Uses “lede” in editorial memos for clarity among global bureaus. Public-facing articles revert to “lead paragraph.”

Advanced Techniques for Crafting Ledes

The Delayed Identification Lede

Hold back the subject’s name to build suspense: “The man who rescued 12 children from a burning orphanage is a 63-year-old retired mechanic known only as ‘Papa Joe.’” The name lands like a payoff.

This technique suits profiles where the reveal carries emotional weight.

The Scene-Setting Lede

“Sirens sliced the pre-dawn quiet as orange flames licked the plywood roof of the century-old library.” Sensory detail places readers on the street before the fire chief speaks.

Use sparingly; overloading senses can overshadow the news peg.

The Wordplay Lede

“San Francisco’s housing crisis just got a new tenant: irony.” A pun hooks readers, but the next sentence must pivot to a concrete statistic to avoid gimmickry.
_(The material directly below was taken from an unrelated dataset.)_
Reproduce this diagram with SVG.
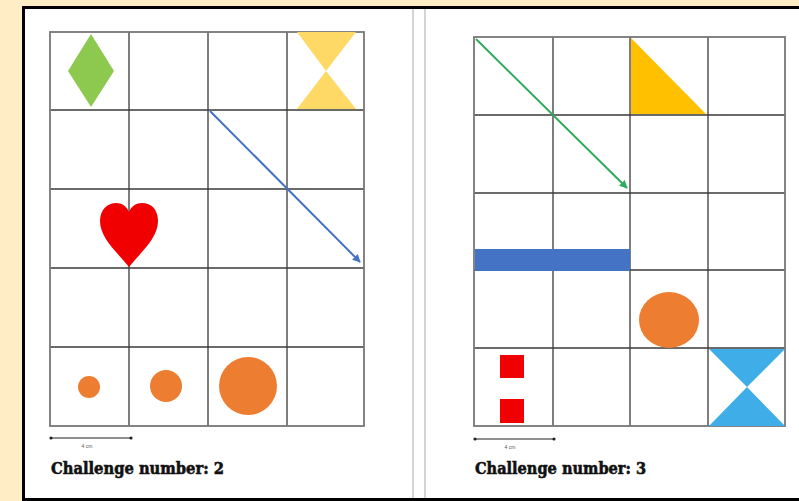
<svg xmlns="http://www.w3.org/2000/svg" width="799" height="501" viewBox="0 0 799 501">
<defs>
<style>
.grid{fill:none;stroke:#3a3a3a;stroke-width:1.3}
.outer{fill:none;stroke:#777;stroke-width:1.8}
.orange{fill:#ED7D31}
.red{fill:#F00000}
.title{font-family:"DejaVu Serif","Liberation Serif",serif;font-weight:bold;font-size:16px;fill:#111;stroke:#111;stroke-width:0.6}
.small{font-family:"Liberation Sans",sans-serif;font-size:5px;fill:#555}
.scale{stroke:#222;stroke-width:1.2}
</style>
<marker id="ab" viewBox="0 0 10 10" refX="9" refY="5" markerWidth="4" markerHeight="4" orient="auto"><path d="M0,0L10,5L0,10z" fill="#4472C4"/></marker>
<marker id="ag" viewBox="0 0 10 10" refX="9" refY="5" markerWidth="4" markerHeight="4" orient="auto"><path d="M0,0L10,5L0,10z" fill="#2EAA5C"/></marker>
</defs>
<rect width="799" height="501" fill="#FFEDC6"/>
<rect x="23.5" y="7.5" width="790" height="492" fill="#fff" stroke="#000" stroke-width="3"/>
<line x1="413" y1="9" x2="413" y2="498" stroke="#D4D4D4" stroke-width="2"/>
<line x1="425" y1="9" x2="425" y2="498" stroke="#D4D4D4" stroke-width="2"/>

<g id="page2">
<g id="grid2">
<path class="grid" d="M129,32V426M208,32V426M287,32V426M50,110H364M50,189H364M50,268H364M50,347H364"/>
<rect class="outer" x="50" y="32" width="314" height="394"/>
</g>
<polygon id="diamond" points="91,34 114,71 91,107 68,71" fill="#8DC84F"/>
<polygon id="hourglass-yellow" points="297,32 356,32 326,71 356,109 297,109 326,71" fill="#FFD966"/>
<path id="heart" class="red" d="M129,267 C117,252 100,238 100,221 C100,209 108,203 116,203 C123,203 127,207 129,212 C131,207 135,203 142,203 C151,203 158,209 158,221 C158,238 141,252 129,267Z"/>
<circle class="orange" cx="89" cy="387" r="11"/>
<circle class="orange" cx="166" cy="386" r="16"/>
<circle class="orange" cx="248" cy="386" r="29"/>
<g id="scale2">
<line class="scale" x1="51" y1="438" x2="131" y2="438"/>
<circle cx="51" cy="438" r="1.6" fill="#222"/><circle cx="131" cy="438" r="1.6" fill="#222"/>
<text class="small" x="87" y="448" text-anchor="middle">4 cm</text>
</g>
<text class="title" x="51" y="474" textLength="173" lengthAdjust="spacingAndGlyphs">Challenge number: 2</text>
</g>

<g id="page3">
<g id="grid3">
<path class="grid" d="M553,37V426M630,37V426M708,37V426M474,115H785M474,193H785M474,270H785M474,348H785"/>
<rect class="outer" x="474" y="37" width="311" height="389"/>
</g>
<polygon id="triangle" points="631,38 631,114 706,114" fill="#FFC000"/>
<rect id="bar" x="475" y="249" width="155" height="22" fill="#4472C4"/>
<ellipse class="orange" cx="669" cy="320" rx="30" ry="28"/>
<rect class="red" x="500" y="355" width="24" height="23"/>
<rect class="red" x="500" y="399" width="24" height="24"/>
<polygon id="hourglass-blue" points="709,349 785,349 747,387 785,426 709,426 747,387" fill="#3FAEE8"/>
<g id="scale3">
<line class="scale" x1="475" y1="439" x2="554" y2="439"/>
<circle cx="475" cy="439" r="1.6" fill="#222"/><circle cx="554" cy="439" r="1.6" fill="#222"/>
<text class="small" x="510" y="449" text-anchor="middle">4 cm</text>
</g>
<text class="title" x="475" y="474" textLength="171" lengthAdjust="spacingAndGlyphs">Challenge number: 3</text>
</g>

<g id="connectors">
<line x1="210" y1="111" x2="360" y2="262" stroke="#4472C4" stroke-width="2" marker-end="url(#ab)"/>
<line x1="476" y1="39" x2="627" y2="188" stroke="#2EAA5C" stroke-width="2" marker-end="url(#ag)"/>
</g>
</svg>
Impact on Readability Metrics

Flesch Reading Ease scores drop when ledes exceed 50 words with subordinate clauses. Shorter ledes raise scores by 6–8 points on average.

Mobile users abandon articles whose first paragraph requires horizontal scrolling. Keep ledes under 320 characters to retain attention.

Voice and Tone Nuances

Authoritative Tone

Ledes in investigative pieces benefit from declarative verbs: “The mayor’s office funneled $2 million in emergency contracts to a shell company.”

Conversational Tone

Service journalism can open with a question-style lede: “Wondering why your grocery bill jumped 30% overnight? Blame a ransomware attack on the nation’s largest food distributor.”

Even though framed as a question, it still delivers the core fact.

Global Variations in Terminology

British newsrooms rarely use “lede,” opting for “intro” or “top par.” Australian editors follow suit, though tech-savvy outlets like Crikey sprinkle “lede” in Slack channels.

Non-English journalism schools translate “lead paragraph” literally, creating no homophone issue. This makes “lede” a purely anglophone artifact.

Future Outlook

AI-driven CMS platforms auto-flag buried ledes and suggest rewrites, reducing jargon reliance. Over time, “lede” may retreat to nostalgic editorials.

Yet newsletters like “Axios AM” keep the term alive in subject lines, proving its marketing edge for niche audiences.

Quick Reference Card

Lede: Use inside newsrooms, headlines about headlines, or when quoting journalism textbooks. Example: “The editor asked for a tighter lede.”

Lead: Use everywhere else. Examples: “lead paragraph,” “lead story,” “lead poisoning.”

Remember: one keeps readers hooked, the other keeps typesetters sane.